Furniture design is less mediated than building design and depends crucially on the making of prototypes—a full-size model and a detailed understanding of the materials of its parts and how they fit together. Its design cannot be separated from how it is made. Buildings, like furniture are made, but the design of them is highly mediated through drawings and models. Models of buildings are not buildings in the same way that a furniture prototype is like the furniture of which it is a model.
Gehry chose models as his primary design tool when most of his peers relied on drawings. Like furniture design he shapes buildings by employing models—sometimes so huge they are almost like prototypes—to understand the behavior of materials and how to shape and assemble them. This process—the emphasis on large models and construction methods -- is an example of an application of the correspondence problem. He applies a technique taken from one genre, furniture design (the full-scale prototype) and translates it through a change of scale into another genre, building design (a technique he borrowed from his artist friend Claus Oldenburg). The innovation was not to copy from other architects but from other genres.

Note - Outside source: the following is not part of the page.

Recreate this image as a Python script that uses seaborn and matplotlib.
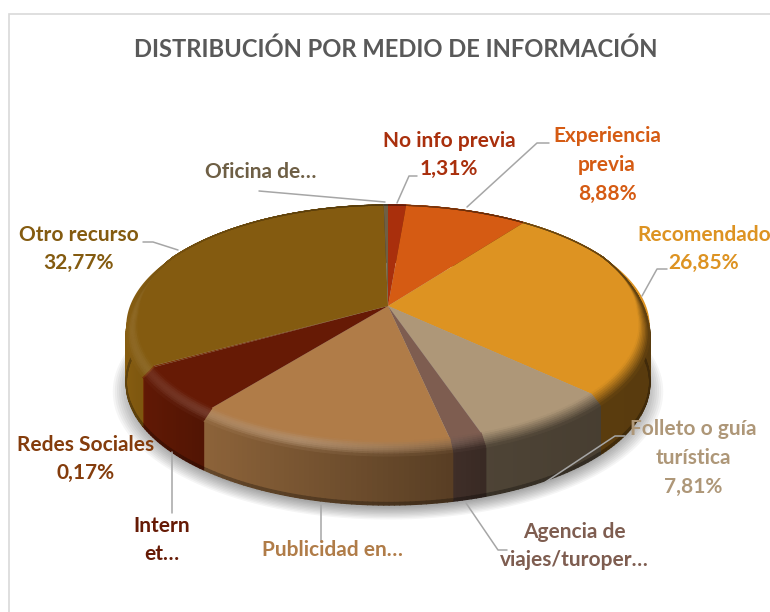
import numpy as np
import matplotlib
matplotlib.use("Agg")
import matplotlib.pyplot as plt
import seaborn as sns
from matplotlib.collections import PolyCollection
from matplotlib.patches import Rectangle
from matplotlib.path import Path
from matplotlib.transforms import Affine2D, Transform

# ---------- data ----------
categories = ["No info previa", "Experiencia previa", "Recomendado", "Folleto o guía turística",
              "Agencia de viajes/turoperador", "Publicidad en medios", "Internet", "Redes Sociales",
              "Otro recurso", "Oficina de turismo"]
shares = [1.31, 8.88, 26.85, 7.81, 1.80, 14.00, 6.10, 0.17, 32.77, 0.31]
colors = ["#A92F0C", "#D55B13", "#DD9322", "#AE9778", "#7E5D50",
          "#B07C48", "#661A05", "#7A3006", "#845B10", "#6E5F45"]
title = "DISTRIBUCIÓN POR MEDIO DE INFORMACIÓN"
label_texts = ["No info previa\n1,31%", "Experiencia\nprevia\n8,88%", "Recomendado\n26,85%",
               "Folleto o guía\nturística\n7,81%", "Agencia de\nviajes/turoper…", "Publicidad en…",
               "Intern\net…", "Redes Sociales\n0,17%", "Otro recurso\n32,77%", "Oficina de…"]
label_colors = ["#A92F0C", "#D55B13", "#DD9322", "#AE9778", "#7E5D50",
                "#B07C48", "#661A05", "#843C0C", "#845B10", "#6E5F45"]

# ---------- layout ----------
label_pos = [(449, 155), (607, 165), (704, 249), (693, 458), (574, 546),
             (332, 550), (162, 540), (86, 459), (79, 249), (261, 172)]
leaders = [[(417, 176), (409, 176), (397, 203)],
           [(549, 143), (537, 143), (467, 207)],
           [(667, 269), (657, 269), (642, 296)],
           [(625, 436), (615, 436), (544, 483)],
           [(507, 550), (498, 550), (466, 503)],
           [(321, 542), (321, 505)],
           [(172, 513), (172, 452)],
           [(143, 242), (153, 242), (178, 250)],
           [(259, 191), (385, 202)]]

CX, CY, AX_X, AX_Y, K, DEPTH, BEVEL = 388, 306, 258, 118, 0.169, 57, 8


def project(X, Y, dz=0.0):
    w = 1 + K * Y
    return CX + AX_X * X / w, CY - AX_Y * Y / w + dz


class DiscProjection(Transform):
    input_dims = output_dims = 2
    is_affine = False
    has_inverse = False

    def transform_non_affine(self, values):
        values = np.asarray(values, float)
        x, y = project(values[:, 0], values[:, 1])
        return np.column_stack([x, y])

    def transform_path_non_affine(self, path):
        polys = path.transformed(Affine2D().scale(3000)).to_polygons(closed_only=False)
        verts = np.vstack(polys) / 3000.0
        return Path(self.transform_non_affine(verts))


sns.set_theme(style="white")
plt.rcParams["font.family"] = ["Lato", "DejaVu Sans"]
palette = sns.color_palette(colors)

fig = plt.figure(figsize=(7.7, 6.12), dpi=100, facecolor="white")
ax = fig.add_axes([0, 0, 1, 1])
wedges, _ = ax.pie(shares, colors=palette, startangle=90, counterclock=False, radius=1.0,
                   wedgeprops=dict(linewidth=0, zorder=4))
ax.set_aspect("auto")
ax.set_xlim(0, 770)
ax.set_ylim(612, 0)
ax.axis("off")
ax.add_patch(Rectangle((9, 14), 900, 800, fc="white", ec="#D9D9D9", lw=1.2, zorder=0))

proj = DiscProjection() + ax.transData
for w in wedges:
    w.set_transform(proj)

# soft shadow under the disc
ring = np.radians(np.arange(0, 361, 2))
for r in np.linspace(1.05, 0.98, 10):
    sx, sy = project(r * np.cos(ring), r * np.sin(ring), DEPTH + 6)
    ax.fill(sx, sy, color="black", alpha=0.04, lw=0, zorder=1)


def wall_shade(x):
    return np.interp(x, [125, 143, 205, 453, 484, 600, 650], [1.02, 0.95, 0.80, 0.50, 0.45, 0.41, 0.40])


def highlight(x):
    return np.interp(x, [125, 300, 453, 500], [0.08, 0.22, 0.08, 0.0])


def rim_strength(Y):
    return np.clip((0.45 - Y) / 0.5, 0, 1)


def band(theta, s0, s1, mode, base):
    """One quad of the rim; s runs along the bevel or the wall."""
    polys, cols = [], []
    for a0, a1 in zip(theta[:-1], theta[1:]):
        pts = []
        for a, s in ((a0, s0), (a1, s0), (a1, s1), (a0, s1)):
            X, Y = np.cos(a), np.sin(a)
            strength = rim_strength(Y)
            bevel_h = BEVEL * strength
            if mode == "bevel":
                r = 1 - 0.04 * strength * (1 - s)
                dz = bevel_h * s
            else:
                r, dz = 1.0, bevel_h + (DEPTH - bevel_h) * s
            pts.append(project(r * X, r * Y, dz))
        pts = np.array(pts)
        xm = pts[:, 0].mean()
        strength = rim_strength(np.sin((a0 + a1) / 2))
        side = np.clip(np.array(base) * wall_shade(xm), 0, 1)
        if mode == "bevel":
            sm = (s0 + s1) / 2
            c = np.array(base) * (1 - sm) + side * sm
            h = highlight(xm) * np.sin(np.pi * sm) * strength
            c = c + (1 - c) * h
        else:
            c = side * (0.72 if s0 >= 0.95 else 1.0)
        polys.append(pts)
        cols.append(np.clip(c, 0, 1))
    return polys, cols


walls_p, walls_c, bev_p, bev_c = [], [], [], []
for w, base in zip(wedges, palette):
    n = max(2, int(np.ceil(w.theta2 - w.theta1)))
    theta = np.radians(np.linspace(w.theta1, w.theta2, n + 1))
    for s0, s1 in ((0.0, 0.95), (0.95, 1.0)):
        p, c = band(theta, s0, s1, "wall", base)
        walls_p += p
        walls_c += c
    edges = np.linspace(0, 1, 9)
    for s0, s1 in zip(edges[:-1], edges[1:]):
        p, c = band(theta, s0, s1, "bevel", base)
        bev_p += p
        bev_c += c

ax.add_collection(PolyCollection(walls_p, facecolors=walls_c, edgecolors=walls_c, linewidths=1.0, zorder=3))
ax.add_collection(PolyCollection(bev_p, facecolors=bev_c, edgecolors=bev_c, linewidths=0.8, zorder=5))

# leader lines
for line in leaders:
    xs, ys = zip(*line)
    ax.plot(xs, ys, color="#A6A6A6", lw=1.1, zorder=6, solid_joinstyle="round")

# labels
for text, pos, col in zip(label_texts, label_pos, label_colors):
    ax.text(pos[0], pos[1], text, color=col, fontsize=15, fontweight="bold", ha="center", va="center",
            linespacing=1.55, zorder=7, multialignment="center", clip_on=False)

ax.text(396, 49, title, color="#595959", fontsize=17.1, fontweight="bold", ha="center", va="center", zorder=7)

fig.savefig("out.png", dpi=100, facecolor="white")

This was a leap, a difficult one to pull off, and risky with failed or mediocre attempts occasionally giving way to spectacular results some of it pretty close to inimitable. But Gehry’s contribution was also as much a recovery of tradition as it was innovative—a recovery of pre-Renaissance building traditions, a return to the unmediated experience of the master builders of cathedrals and monasteries who relied less on drawings and instead enjoyed hard earned, passed down, hands on knowledge of building techniques, the behavior of stone, and its outer limits of performance. His originality, while guided by predecessors such Aalto, Utzon and Saarinen who he clearly emulated, is rooted in having through his own personal, painful, and protracted process of discovery, rediscovered architecture’s origins in our desire to push at the boundaries of what can be built and how to build it.